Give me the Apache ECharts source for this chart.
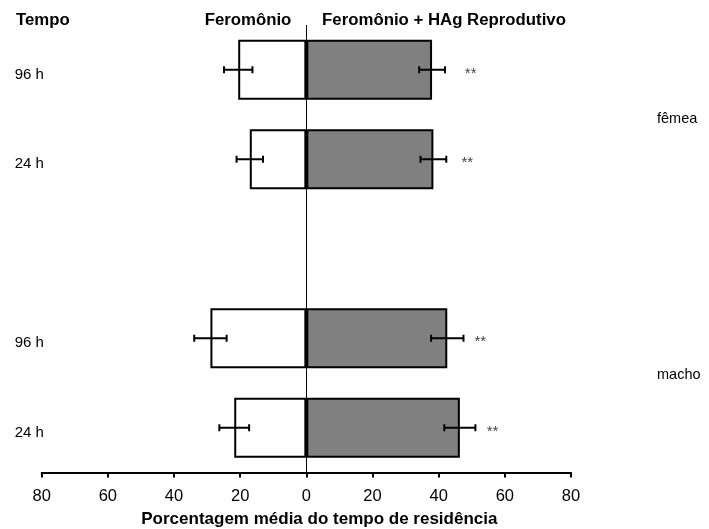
<!DOCTYPE html>
<html lang="pt">
<head>
    <meta charset="UTF-8">
    <title>Tempo de residência</title>
    <script src="https://cdn.jsdelivr.net/npm/echarts@6/dist/echarts.min.js"></script>
    <style>
        html, body { margin: 0; padding: 0; background: #fff; }
        #main { width: 709px; height: 529px; }
    </style>
</head>
<body>
<div id="main"></div>
<script>
    // categorias de cima para baixo (a linha vazia separa fêmea e macho)
    var tempos = ['96 h', '24 h', '', '96 h', '24 h'];
    // Feromônio (lado esquerdo)
    var feromonio = [20.6, 17.1, null, 29.0, 21.8];
    var feromonioErro = [4.3, 4.0, null, 4.9, 4.5];
    // Feromônio + HAg Reprodutivo (lado direito)
    var feromonioHag = [38.0, 38.4, null, 42.6, 46.4];
    var feromonioHagErro = [3.9, 3.9, null, 4.9, 4.7];
    // posição dos asteriscos de significância
    var sigPos = [47.9, 46.9, null, 50.8, 54.5];
    var sigText = ['**', '**', '', '**', '**'];

    var font = 'Liberation Sans, Arial, sans-serif';
    var chart = echarts.init(document.getElementById('main'));

    function errorData(media, erro, sinal) {
        var out = [];
        for (var i = 0; i < media.length; i++) {
            if (media[i] == null) continue;
            out.push([i, sinal * media[i], erro[i]]);
        }
        return out;
    }

    function renderErro(params, api) {
        var cat = api.value(0);
        var m = api.value(1);
        var e = api.value(2);
        var p1 = api.coord([m - e, cat]);
        var p2 = api.coord([m + e, cat]);
        var cap = 3.5;
        var style = { stroke: '#000', lineWidth: 2 };
        return {
            type: 'group',
            children: [
                { type: 'line', shape: { x1: p1[0], y1: p1[1], x2: p2[0], y2: p2[1] }, style: style },
                { type: 'line', shape: { x1: p1[0], y1: p1[1] - cap, x2: p1[0], y2: p1[1] + cap }, style: style },
                { type: 'line', shape: { x1: p2[0], y1: p2[1] - cap, x2: p2[0], y2: p2[1] + cap }, style: style }
            ]
        };
    }

    var sigData = [];
    for (var i = 0; i < sigPos.length; i++) {
        if (sigPos[i] != null) sigData.push([i, sigPos[i], sigText[i]]);
    }

    var option = {
        animation: false,
        backgroundColor: '#fff',
        textStyle: { fontFamily: font },
        grid: { left: 41.7, right: 138, top: 25, bottom: 56.5, outerBoundsMode: 'none' },
        xAxis: {
            type: 'value',
            min: -80,
            max: 80,
            interval: 20,
            axisLine: { show: true, lineStyle: { color: '#000', width: 2 } },
            axisTick: { show: true, length: 5, lineStyle: { color: '#000', width: 2 } },
            axisLabel: {
                color: '#000', fontSize: 16.5, fontFamily: font, margin: 15,
                formatter: function (v) { return Math.abs(v); }
            },
            splitLine: { show: false },
            name: 'Porcentagem média do tempo de residência',
            nameLocation: 'middle',
            nameGap: 38,
            nameTextStyle: {
                color: '#000', fontSize: 17, fontWeight: 'bold', fontFamily: font,
                padding: [0, 0, 0, 26]
            }
        },
        yAxis: {
            type: 'category',
            data: tempos,
            inverse: true,
            axisLine: { show: false },
            axisTick: { show: false },
            axisLabel: {
                color: '#000', fontSize: 15, fontFamily: font,
                align: 'left', margin: 27, verticalAlign: 'top', lineHeight: 10
            },
            splitLine: { show: false }
        },
        graphic: [
            { type: 'text', x: 16, y: 20, style: { text: 'Tempo', font: 'bold 16.8px ' + font, fill: '#000', verticalAlign: 'middle' } },
            { type: 'text', x: 248, y: 20, style: { text: 'Feromônio', font: 'bold 16.8px ' + font, fill: '#000', align: 'center', verticalAlign: 'middle' } },
            { type: 'text', x: 444, y: 20, style: { text: 'Feromônio + HAg Reprodutivo', font: 'bold 16.8px ' + font, fill: '#000', align: 'center', verticalAlign: 'middle' } },
            { type: 'text', x: 657, y: 119, style: { text: 'fêmea', font: '14.5px ' + font, fill: '#000', verticalAlign: 'middle' } },
            { type: 'text', x: 657, y: 375, style: { text: 'macho', font: '14.5px ' + font, fill: '#000', verticalAlign: 'middle' } }
        ],
        series: [
            {
                name: 'Feromônio',
                type: 'bar',
                barWidth: 60,
                barGap: '-100%',
                data: feromonio.map(function (v) { return v == null ? '-' : -v; }),
                itemStyle: { color: '#fff', borderColor: '#000', borderWidth: 2 }
            },
            {
                name: 'Feromônio + HAg Reprodutivo',
                type: 'bar',
                barWidth: 60,
                barGap: '-100%',
                data: feromonioHag.map(function (v) { return v == null ? '-' : v; }),
                itemStyle: { color: '#808080', borderColor: '#000', borderWidth: 2 },
                markLine: {
                    silent: true,
                    symbol: 'none',
                    label: { show: false },
                    lineStyle: { color: '#000', width: 1, type: 'solid' },
                    data: [{ xAxis: 0 }]
                }
            },
            {
                type: 'custom',
                renderItem: renderErro,
                data: errorData(feromonio, feromonioErro, -1),
                encode: { x: 1, y: 0 },
                z: 5
            },
            {
                type: 'custom',
                renderItem: renderErro,
                data: errorData(feromonioHag, feromonioHagErro, 1),
                encode: { x: 1, y: 0 },
                z: 5
            },
            {
                type: 'custom',
                data: sigData,
                encode: { x: 1, y: 0 },
                renderItem: function (params, api) {
                    var p = api.coord([api.value(1), api.value(0)]);
                    return {
                        type: 'text',
                        style: {
                            text: sigText[api.value(0)], x: p[0], y: p[1] + 4,
                            font: '15px ' + font, fill: '#444', verticalAlign: 'middle'
                        }
                    };
                },
                z: 5
            }
        ]
    };
    chart.setOption(option);
</script>
</body>
</html>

○ ○ ○ ○

● **Given problem**
Exactly restate the lines from the beginning of the data through the line with "var sigText = ['**', '**', '', '**', '**'];", and no others, keeping pictures out.

● **Solution to this problem**
Give me the Apache ECharts source for this chart.
<!DOCTYPE html>
<html lang="pt">
<head>
    <meta charset="UTF-8">
    <title>Tempo de residência</title>
    <script src="https://cdn.jsdelivr.net/npm/echarts@6/dist/echarts.min.js"></script>
    <style>
        html, body { margin: 0; padding: 0; background: #fff; }
        #main { width: 709px; height: 529px; }
    </style>
</head>
<body>
<div id="main"></div>
<script>
    // categorias de cima para baixo (a linha vazia separa fêmea e macho)
    var tempos = ['96 h', '24 h', '', '96 h', '24 h'];
    // Feromônio (lado esquerdo)
    var feromonio = [20.6, 17.1, null, 29.0, 21.8];
    var feromonioErro = [4.3, 4.0, null, 4.9, 4.5];
    // Feromônio + HAg Reprodutivo (lado direito)
    var feromonioHag = [38.0, 38.4, null, 42.6, 46.4];
    var feromonioHagErro = [3.9, 3.9, null, 4.9, 4.7];
    // posição dos asteriscos de significância
    var sigPos = [47.9, 46.9, null, 50.8, 54.5];
    var sigText = ['**', '**', '', '**', '**'];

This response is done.